Thursday, December 24, 2015

MOECC: MINISTER'S ANNUAL REPORT ON DRINKING WATER 2015



"I am pleased to note that 99.8 per cent of more than 533,000 test results from municipal residential drinking water systems met Ontario's strict drinking water quality standards in 2014-2015." That quote is from page two and it is puffery. First off Ontario's drinking water quality standards are not strict. They are outdated. Secondly there are a hundred ways to fudge statistics and professional liars know them all. Or quoting Winston Churchill there are "lies, damned lies and statistics".

The MOECC brags about their work with the Great Lakes, climate change, the Great Lakes Protection Act, the Canada-Ontario agreement on Great Lakes water quality..., ending coal-fired electricity generation and more. They brag about water treatment improvements in aboriginal communities as well as allegedly innovative new technologies. Then they move on to Source Water protection. It took them (and others) sixteen years after the Walkerton tragedy and scandal to get the last three source protection plans in Ontario finished. You guessed it, the Grand River plan came in dead last. That's about par for the course.

Emerging issues such as blue-green algae and microplastics and microbeads are involved in this issue. Blue-gree algae is not an emerging issue. It was part of the death of Lake Erie in the 60s and it simply has come back with a vengeance. Mix warmer water tempuratures with nitrogen and phosphorus and you have this toxic algae present. Microbeads are found in personal products such as skin cleansers and washes. Allegedly they are in the process of being banned. Really, here in Ontario where the unholy dollar rules? They will be banned AFTER those making money have found an alternative that makes them more money, not before.

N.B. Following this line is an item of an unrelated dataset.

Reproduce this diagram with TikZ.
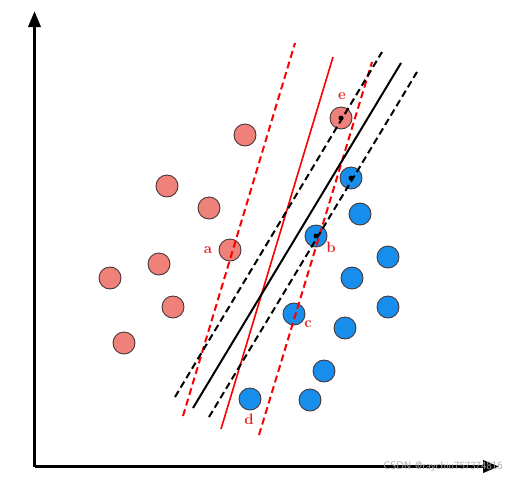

Last spring I presented a report to Woolwich Council regarding significant issues in Woolwich Township's drinking water. They included horrendous raw water problems (Coliforms & E.Coli) in West Montrose amongst others. Council actually embraced them and claimed that they would pass them along to both the Region and the Ontario Ministry of the Environment (MOECC). Problems included a failure to test for and report publicly on many ubiquitous chemicals in our drinking water including NDMA and gasoline compounds courtesy of old, leaking gas stations. Industrial chemicals often have detection limits that are far too high. Glyphosate (Roundup) is one of the worst with a Detection Limit of 25 parts per billion. The list of issues goes on and on. Shame on the M.O.E. for yet again spreading their bullshit far and wide.